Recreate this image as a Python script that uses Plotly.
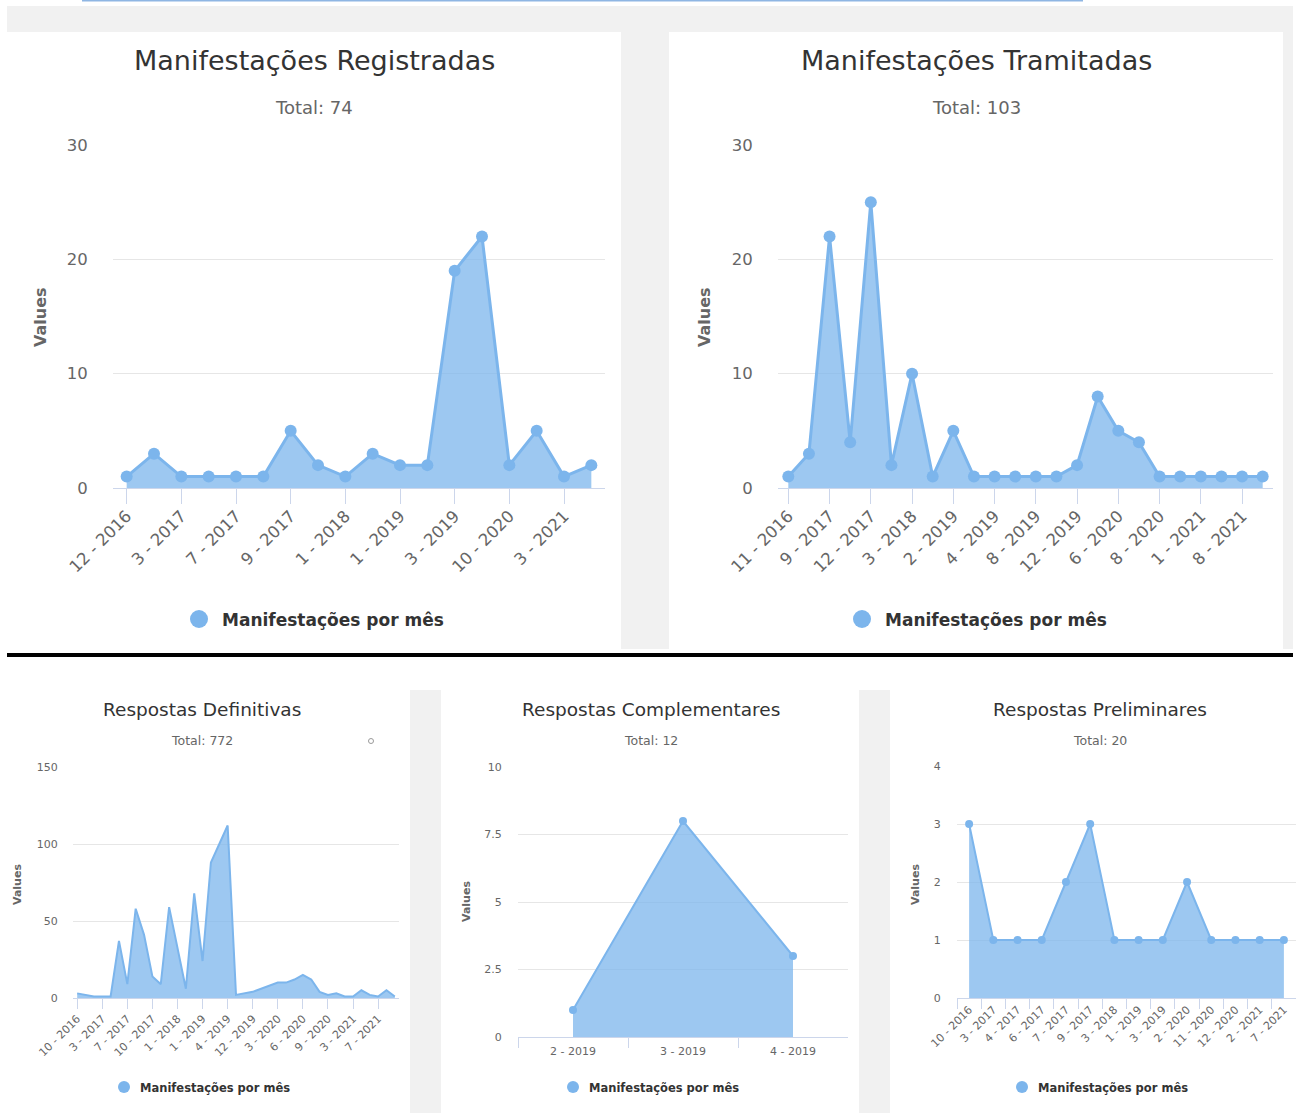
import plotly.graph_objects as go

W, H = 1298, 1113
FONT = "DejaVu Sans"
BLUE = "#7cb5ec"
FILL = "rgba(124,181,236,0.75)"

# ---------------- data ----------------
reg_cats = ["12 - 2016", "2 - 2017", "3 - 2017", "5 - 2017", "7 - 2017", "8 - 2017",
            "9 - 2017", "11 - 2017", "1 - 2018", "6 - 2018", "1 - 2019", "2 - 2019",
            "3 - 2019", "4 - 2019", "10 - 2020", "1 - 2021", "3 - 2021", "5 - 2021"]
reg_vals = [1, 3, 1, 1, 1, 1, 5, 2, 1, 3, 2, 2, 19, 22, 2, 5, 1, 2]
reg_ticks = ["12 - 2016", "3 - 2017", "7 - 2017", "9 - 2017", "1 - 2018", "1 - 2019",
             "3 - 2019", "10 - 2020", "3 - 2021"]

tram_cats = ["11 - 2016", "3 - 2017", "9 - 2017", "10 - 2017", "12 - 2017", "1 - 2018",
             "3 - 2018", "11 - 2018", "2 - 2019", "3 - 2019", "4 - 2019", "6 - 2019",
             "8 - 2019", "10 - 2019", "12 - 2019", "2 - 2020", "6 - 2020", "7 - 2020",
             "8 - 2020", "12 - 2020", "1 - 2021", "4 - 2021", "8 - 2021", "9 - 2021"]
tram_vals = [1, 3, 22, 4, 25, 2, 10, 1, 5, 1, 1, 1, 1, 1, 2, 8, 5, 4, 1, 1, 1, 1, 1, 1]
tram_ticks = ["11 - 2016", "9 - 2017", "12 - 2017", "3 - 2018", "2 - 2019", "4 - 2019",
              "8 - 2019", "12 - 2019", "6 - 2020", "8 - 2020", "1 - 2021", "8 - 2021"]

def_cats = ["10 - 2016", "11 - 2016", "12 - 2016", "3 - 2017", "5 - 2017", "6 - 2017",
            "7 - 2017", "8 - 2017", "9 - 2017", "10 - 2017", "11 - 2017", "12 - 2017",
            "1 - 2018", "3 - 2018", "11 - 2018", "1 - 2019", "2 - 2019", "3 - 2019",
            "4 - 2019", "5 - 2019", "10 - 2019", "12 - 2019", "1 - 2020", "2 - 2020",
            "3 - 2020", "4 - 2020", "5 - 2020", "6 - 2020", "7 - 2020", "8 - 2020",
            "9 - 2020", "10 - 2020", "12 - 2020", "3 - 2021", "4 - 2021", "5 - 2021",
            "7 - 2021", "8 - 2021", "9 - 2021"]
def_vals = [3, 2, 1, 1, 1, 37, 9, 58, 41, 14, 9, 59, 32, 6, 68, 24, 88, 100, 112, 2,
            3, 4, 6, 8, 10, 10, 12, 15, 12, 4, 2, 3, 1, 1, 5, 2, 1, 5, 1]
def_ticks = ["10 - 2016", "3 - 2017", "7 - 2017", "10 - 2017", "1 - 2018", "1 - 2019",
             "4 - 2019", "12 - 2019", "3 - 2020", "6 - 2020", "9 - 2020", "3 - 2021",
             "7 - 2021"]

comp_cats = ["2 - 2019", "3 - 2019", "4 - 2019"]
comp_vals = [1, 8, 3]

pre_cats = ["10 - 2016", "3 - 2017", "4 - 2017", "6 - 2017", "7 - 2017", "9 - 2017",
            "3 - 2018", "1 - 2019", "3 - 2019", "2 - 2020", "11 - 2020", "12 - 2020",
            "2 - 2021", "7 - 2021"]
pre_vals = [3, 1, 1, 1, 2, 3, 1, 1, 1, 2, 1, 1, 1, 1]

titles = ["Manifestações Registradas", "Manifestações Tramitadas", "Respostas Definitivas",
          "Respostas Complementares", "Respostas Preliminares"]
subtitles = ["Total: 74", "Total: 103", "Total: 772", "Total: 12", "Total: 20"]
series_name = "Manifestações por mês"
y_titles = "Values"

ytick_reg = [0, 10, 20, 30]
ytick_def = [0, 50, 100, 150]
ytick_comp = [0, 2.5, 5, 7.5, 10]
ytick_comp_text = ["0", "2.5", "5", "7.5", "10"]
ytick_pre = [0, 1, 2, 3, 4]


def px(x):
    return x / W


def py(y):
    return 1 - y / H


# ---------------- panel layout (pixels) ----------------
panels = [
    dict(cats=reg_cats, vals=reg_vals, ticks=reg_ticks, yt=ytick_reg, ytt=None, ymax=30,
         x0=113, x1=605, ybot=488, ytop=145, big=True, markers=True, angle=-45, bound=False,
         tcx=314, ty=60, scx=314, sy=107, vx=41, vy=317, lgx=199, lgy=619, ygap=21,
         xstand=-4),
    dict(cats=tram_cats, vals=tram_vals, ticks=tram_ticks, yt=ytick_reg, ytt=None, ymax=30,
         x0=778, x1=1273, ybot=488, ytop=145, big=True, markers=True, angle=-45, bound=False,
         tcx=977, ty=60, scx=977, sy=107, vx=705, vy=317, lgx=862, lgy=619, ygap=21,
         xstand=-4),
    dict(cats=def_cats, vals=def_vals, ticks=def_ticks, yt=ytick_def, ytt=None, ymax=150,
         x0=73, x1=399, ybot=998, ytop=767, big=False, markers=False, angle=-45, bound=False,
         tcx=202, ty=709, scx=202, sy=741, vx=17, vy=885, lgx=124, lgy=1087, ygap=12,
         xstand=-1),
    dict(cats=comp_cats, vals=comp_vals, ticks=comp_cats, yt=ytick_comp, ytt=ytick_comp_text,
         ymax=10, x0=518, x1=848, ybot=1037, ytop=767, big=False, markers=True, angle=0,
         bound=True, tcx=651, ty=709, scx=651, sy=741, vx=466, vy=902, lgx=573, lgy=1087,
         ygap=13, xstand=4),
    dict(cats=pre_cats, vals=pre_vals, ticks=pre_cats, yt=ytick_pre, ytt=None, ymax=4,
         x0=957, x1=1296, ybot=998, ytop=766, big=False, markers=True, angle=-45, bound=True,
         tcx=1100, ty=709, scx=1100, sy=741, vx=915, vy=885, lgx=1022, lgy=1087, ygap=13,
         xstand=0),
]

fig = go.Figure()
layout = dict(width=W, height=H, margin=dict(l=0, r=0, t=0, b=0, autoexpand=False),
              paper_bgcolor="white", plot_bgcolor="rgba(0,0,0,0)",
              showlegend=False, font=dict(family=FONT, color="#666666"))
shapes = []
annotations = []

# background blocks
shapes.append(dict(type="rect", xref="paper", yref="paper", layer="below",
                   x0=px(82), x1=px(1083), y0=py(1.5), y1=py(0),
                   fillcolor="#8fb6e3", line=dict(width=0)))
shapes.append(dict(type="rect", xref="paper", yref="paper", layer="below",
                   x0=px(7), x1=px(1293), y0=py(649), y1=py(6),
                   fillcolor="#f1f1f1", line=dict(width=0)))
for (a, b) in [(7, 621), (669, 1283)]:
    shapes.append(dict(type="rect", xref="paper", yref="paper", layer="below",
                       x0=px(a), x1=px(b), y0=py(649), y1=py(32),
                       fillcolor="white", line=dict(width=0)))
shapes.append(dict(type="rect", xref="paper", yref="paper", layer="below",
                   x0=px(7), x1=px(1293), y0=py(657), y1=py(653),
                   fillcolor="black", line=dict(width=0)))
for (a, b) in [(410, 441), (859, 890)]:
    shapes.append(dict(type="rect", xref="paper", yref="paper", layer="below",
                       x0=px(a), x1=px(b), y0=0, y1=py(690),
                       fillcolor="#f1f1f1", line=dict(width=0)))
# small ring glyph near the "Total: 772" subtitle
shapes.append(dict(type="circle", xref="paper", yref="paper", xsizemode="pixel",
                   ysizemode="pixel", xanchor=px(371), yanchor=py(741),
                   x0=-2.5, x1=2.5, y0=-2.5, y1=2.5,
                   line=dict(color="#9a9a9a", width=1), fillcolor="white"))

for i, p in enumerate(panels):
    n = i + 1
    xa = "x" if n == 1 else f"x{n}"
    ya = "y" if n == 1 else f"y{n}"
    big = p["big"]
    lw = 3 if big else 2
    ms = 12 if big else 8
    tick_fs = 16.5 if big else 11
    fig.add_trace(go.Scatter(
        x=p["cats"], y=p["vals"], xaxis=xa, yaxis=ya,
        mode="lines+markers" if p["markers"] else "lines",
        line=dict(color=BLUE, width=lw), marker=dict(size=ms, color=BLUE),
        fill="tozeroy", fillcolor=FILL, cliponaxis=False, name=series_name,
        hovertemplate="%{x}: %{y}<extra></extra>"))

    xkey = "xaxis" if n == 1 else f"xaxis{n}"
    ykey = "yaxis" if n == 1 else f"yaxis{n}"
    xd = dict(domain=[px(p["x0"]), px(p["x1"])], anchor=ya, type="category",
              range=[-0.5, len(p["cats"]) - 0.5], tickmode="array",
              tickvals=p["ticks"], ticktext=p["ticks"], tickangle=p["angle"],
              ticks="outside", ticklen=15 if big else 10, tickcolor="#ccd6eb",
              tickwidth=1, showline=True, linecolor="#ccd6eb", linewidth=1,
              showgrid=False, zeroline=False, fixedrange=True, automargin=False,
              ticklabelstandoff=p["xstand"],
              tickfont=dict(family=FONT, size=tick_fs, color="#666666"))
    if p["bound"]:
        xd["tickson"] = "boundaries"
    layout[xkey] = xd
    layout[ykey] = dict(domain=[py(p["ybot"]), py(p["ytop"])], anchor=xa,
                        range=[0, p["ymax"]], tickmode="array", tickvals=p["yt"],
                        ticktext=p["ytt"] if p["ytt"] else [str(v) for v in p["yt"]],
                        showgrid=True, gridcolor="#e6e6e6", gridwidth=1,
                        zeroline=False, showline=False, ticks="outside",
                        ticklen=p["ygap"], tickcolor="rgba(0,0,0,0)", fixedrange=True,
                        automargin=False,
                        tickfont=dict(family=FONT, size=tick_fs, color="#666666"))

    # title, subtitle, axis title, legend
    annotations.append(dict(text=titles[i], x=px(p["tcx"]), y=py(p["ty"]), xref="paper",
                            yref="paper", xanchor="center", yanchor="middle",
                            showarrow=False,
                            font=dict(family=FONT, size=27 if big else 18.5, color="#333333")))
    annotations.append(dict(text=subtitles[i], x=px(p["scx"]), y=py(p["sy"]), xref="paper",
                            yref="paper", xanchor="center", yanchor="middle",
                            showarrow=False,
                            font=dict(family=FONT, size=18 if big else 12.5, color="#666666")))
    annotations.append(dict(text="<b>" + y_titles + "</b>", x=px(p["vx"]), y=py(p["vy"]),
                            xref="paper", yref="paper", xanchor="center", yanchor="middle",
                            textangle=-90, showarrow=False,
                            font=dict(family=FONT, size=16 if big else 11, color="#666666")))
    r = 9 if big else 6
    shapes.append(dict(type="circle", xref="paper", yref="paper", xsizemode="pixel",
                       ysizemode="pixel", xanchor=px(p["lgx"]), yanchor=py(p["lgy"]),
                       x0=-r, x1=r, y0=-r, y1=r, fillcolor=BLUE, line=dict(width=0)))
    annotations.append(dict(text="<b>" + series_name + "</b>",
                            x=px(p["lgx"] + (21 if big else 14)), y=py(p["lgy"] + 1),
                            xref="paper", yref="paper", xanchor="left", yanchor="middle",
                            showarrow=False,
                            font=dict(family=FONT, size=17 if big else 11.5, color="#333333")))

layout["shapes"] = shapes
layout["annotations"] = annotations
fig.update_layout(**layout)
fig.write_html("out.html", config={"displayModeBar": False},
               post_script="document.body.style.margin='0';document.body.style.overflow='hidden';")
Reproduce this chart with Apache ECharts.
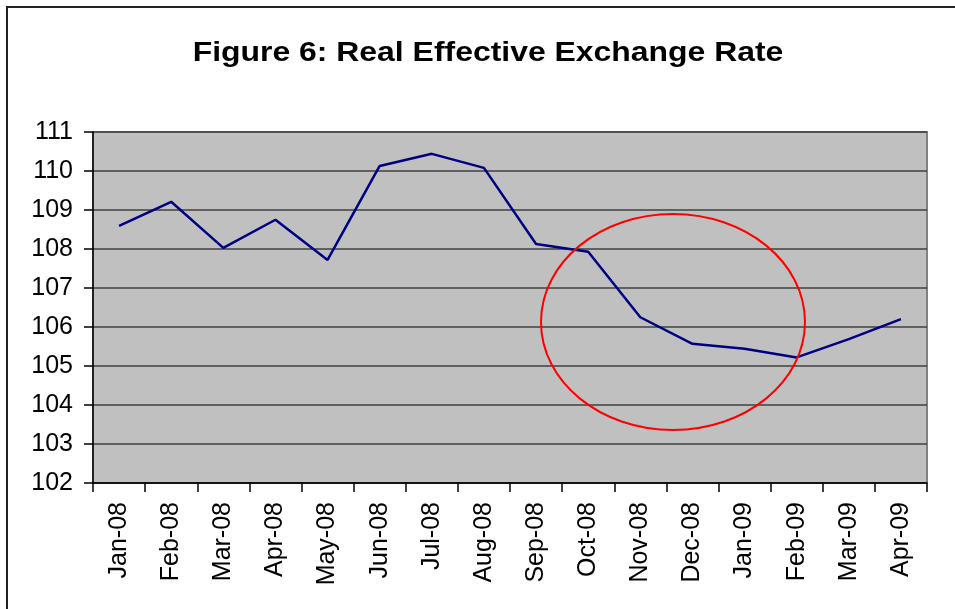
----------------------------------------
▶ [Brief] Gather from the entries above all lines that include the string "this".

▶ [Exercise answer]
Recreate this image as a Python script that uses Plotly.
Reproduce this chart with Apache ECharts.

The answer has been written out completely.